Generally, unless you know exactly what you need, it seems that the best course is to specify -march=<oldest CPU you want to run on> and -mtune=generic (-mtune=generic is here to counter the implicit -mtune=<oldest CPU you want to run on>, because you probably don't want to optimize for the oldest CPU). Or just -march=native, if you ever going to run only on the same machine you build on.
The GCC 4.1.2 documentation has this to say about the -pipe option:
-pipe
Use pipes rather than temporary files for communication between the various stages of compilation. This fails to work on some systems where the assembler is unable to read from a pipe; but the GNU assembler has no trouble.
I assume I'd be able to tell from error message if my systems' assemblers didn't support pipes, so besides that issue, when does it matter whether I use that option? What factors should go into deciding to use it?
In our experience with a medium-sized project, adding -pipe made no discernible difference in build times. We ran into a couple of problems with it (sometimes failing to delete intermediate files if an error was encountered, IIRC), and so since it wasn't gaining us anything, we quit using it rather than trying to troubleshoot those problems.
It doesn't usually make any difference
It has + and - considerations. Historically, running the compiler and assembler simultaneously would stress RAM resources.
Gcc is small by today's standards and -pipe adds a bit of multi-core accessible parallel execution.
But by the same token the CPU is so fast that it can create that temporary file and read it back without you even noticing. And since -pipe was never the default mode, it occasionally acts up a little.
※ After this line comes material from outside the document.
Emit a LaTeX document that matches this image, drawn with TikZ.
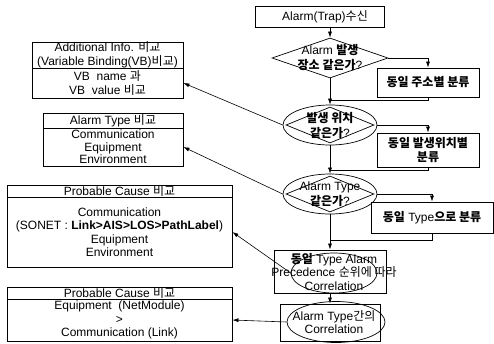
\documentclass[tikz,border=0pt]{standalone}
\usepackage{fontspec}
\setmainfont{Liberation Sans}
\newfontfamily\kr{Noto Sans CJK KR}
\usetikzlibrary{shapes.geometric,arrows.meta}
\newcommand\K[1]{{\kr #1}}
\newcommand\KB[1]{{\kr\bfseries #1}}
\begin{document}
\begin{tikzpicture}[x=1pt,y=-1pt,
  font=\fontsize{12}{13.5}\selectfont,
  box/.style={draw, line width=0.9pt, inner sep=0pt},
  dia/.style={draw, diamond, line width=0.7pt, inner sep=0pt},
  ell/.style={draw, ellipse, line width=0.7pt, inner sep=0pt},
  txt/.style={inner sep=0pt, align=center},
  arr/.style={line width=0.6pt, -{Latex[length=6pt,width=4pt]}},
  ln/.style={line width=0.6pt}]
\useasboundingbox (0,0) rectangle (494,343);

% main flow
\node[box, minimum width=129pt, minimum height=21pt] (top) at (319.5,17) {};
\node[txt] (topt) at (325,17) {Alarm(Trap)\K{수신}};
\coordinate (topb) at (330,27.5);

\node[dia, minimum width=116pt, minimum height=40pt] (d1) at (330,58) {};
\node[txt, font=\fontsize{12}{15}\selectfont] (d1t) at (d1) {Alarm \KB{발생}\\\KB{장소 같은가}?};

\node[box, minimum width=102pt, minimum height=29pt] (b1) at (428,82.5) {\KB{동일 주소별 분류}};

\node[ell, minimum width=94pt, minimum height=40pt] (e2) at (330,125) {};
\node[dia, minimum width=88pt, minimum height=36pt] (d2) at (e2) {};
\node[txt, font=\fontsize{12}{15}\selectfont] (e2t) at (e2) {\KB{발생 위치}\\\KB{같은가}?};

\node[box, minimum width=102pt, minimum height=34pt] (b2) at (428,150) {};
\node[txt] (b2t) at (b2) {\KB{동일 발생위치별}\\\KB{분류}};

\node[ell, minimum width=94pt, minimum height=40pt] (e3) at (330,194) {};
\node[dia, minimum width=88pt, minimum height=36pt] (d3) at (e3) {};
\node[txt, font=\fontsize{12}{15}\selectfont] (e3t) at (e3) {Alarm Type\\\KB{같은가}?};

\node[box, minimum width=122pt, minimum height=31pt] (b3) at (432,217.5) {\KB{동일} Type\KB{으로 분류}};

\node[box, minimum width=112pt, minimum height=43pt] (b4) at (330,271.5) {};
\node[ell, minimum width=86pt, minimum height=40pt] (e4) at (334,273) {};
\node[txt] (b4t) at (334,271.5) {\KB{동일} Type Alarm\\Precedence \K{순위에 따라}\\Correlation};

\node[box, minimum width=100pt, minimum height=37pt] (b5) at (330,322.5) {};
\node[ell, minimum width=98pt, minimum height=41pt] (e5) at (336,322) {};
\node[txt] (b5t) at (334,322) {Alarm Type\K{간의}\\Correlation};

% junctions
\coordinate (j1) at (330,100);
\coordinate (j2) at (330,170);
\coordinate (j3) at (330,240);

\draw[arr] (topb) -- (d1.north);
\draw[arr] (d1.east) -| (b1.north);
\draw[arr] (d1.south) -- (e2.north);
\draw[ln] (b1.south) |- (j1);
\draw[arr] (e2.east) -| (b2.north);
\draw[arr] (e2.south) -- (e3.north);
\draw[ln] (b2.south) |- (j2);
\draw[arr] (e3.east) -| (b3.north);
\draw[arr] (e3.south) -- (b4.north);
\draw[ln] (b3.south) |- (j3);
\draw[arr] (b4.south) -- (b5.north);

% left boxes
\node[box, minimum width=151pt, minimum height=26pt] (Ah) at (107.5,55) {};
\node[txt] (Aht) at (Ah) {Additional Info. \K{비교}\\(Variable Binding(VB)\K{비교})};
\node[box, minimum width=151pt, minimum height=30pt] (Ab) at (107.5,83) {};
\node[txt] (Abt) at (Ab) {VB\ \ name \K{과}\\VB\ \ value \K{비교}};

\node[box, minimum width=140pt, minimum height=15pt] (Bh) at (113,120.5) {};
\node[txt] (Bht) at (Bh) {Alarm Type \K{비교}};
\node[box, minimum width=140pt, minimum height=38pt] (Bb) at (113,147) {};
\node[txt, font=\fontsize{12}{12.5}\selectfont] (Bbt) at (Bb) {Communication\\Equipment\\Environment};

\node[box, minimum width=225pt, minimum height=12pt] (Ch) at (119.5,191) {};
\node[txt] (Cht) at (Ch) {Probable Cause \K{비교}};
\node[box, minimum width=225pt, minimum height=70pt] (Cb) at (119.5,232) {};
\node[txt] (Cbt) at (Cb) {Communication\\(SONET : \textbf{Link>AIS>LOS>PathLabel})\\Equipment\\Environment};

\node[box, minimum width=225pt, minimum height=12pt] (Dh) at (119.5,293) {};
\node[txt] (Dht) at (Dh) {Probable Cause \K{비교}};
\node[box, minimum width=225pt, minimum height=42pt] (Db) at (119.5,320) {};
\node[txt] (Dbt) at (Db) {Equipment\ \ (NetModule)\\>\\Communication (Link)};

\draw[arr] (e2.west) -- (Ab.east);
\draw[arr] (e3.west) -- (Bb.east);
\draw[arr] (e4.west) -- (Cb.east);
\draw[arr] (e5.west) -- (Db.east);
\end{tikzpicture}
\end{document}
A single developer will generally report not noticing the time difference.
Now, there are some large projects out there. You can check out a single tree that will build all of Firefox, or NetBSD, or something like that, something that is really big. Something that includes all of X, say, as a minor subsystem component. You may or may not notice a difference when the job involves millions of lines of code in thousands and thousands of C files. As I'm sure you know, people normally work on only a small part of something like this at one time. But if you are a release engineer or working on a build server, or changing something in stdio.h, you may well want to build the whole system to see if you broke anything. And now, every drop of performance probably counts...
Trying this out now, it looks to be moderately faster to build when the source / build destinations are on NFS (linux network). Memory usage is high though. If you never fill the RAM and have source on NFS, seems like a win with -pipe.
Honestly there is very little reason to not use it. -pipe will only use a tad more ram, which if this box is building code, I'd assume has a decent amount. It can significantly improve build time if your system is using a more conservative filesystem that writes and then deletes all the temporary files along the way (ext3, for example.)
One advantage is that with -pipe will the compiler interact less with a file system. Even when it is a ram disk does the data still need to go through the block I/O and file system layers when using temporary files whereas with a pipe it becomes a bit more direct.
With files does the compiler first need to finish writing before it can call the assembler. Another advantage of pipes is that both, the compiler and assembler, can run at the same time and it is making a bit more use of SMP architectures. Especially when the compiler needs to wait for the data from the source file (because of blocking I/O calls) can the operating system give the assembler full CPU time and let it do its job faster.
From a hardware point of view I guess you would use -pipe to preserve the lifetime of your hard drive.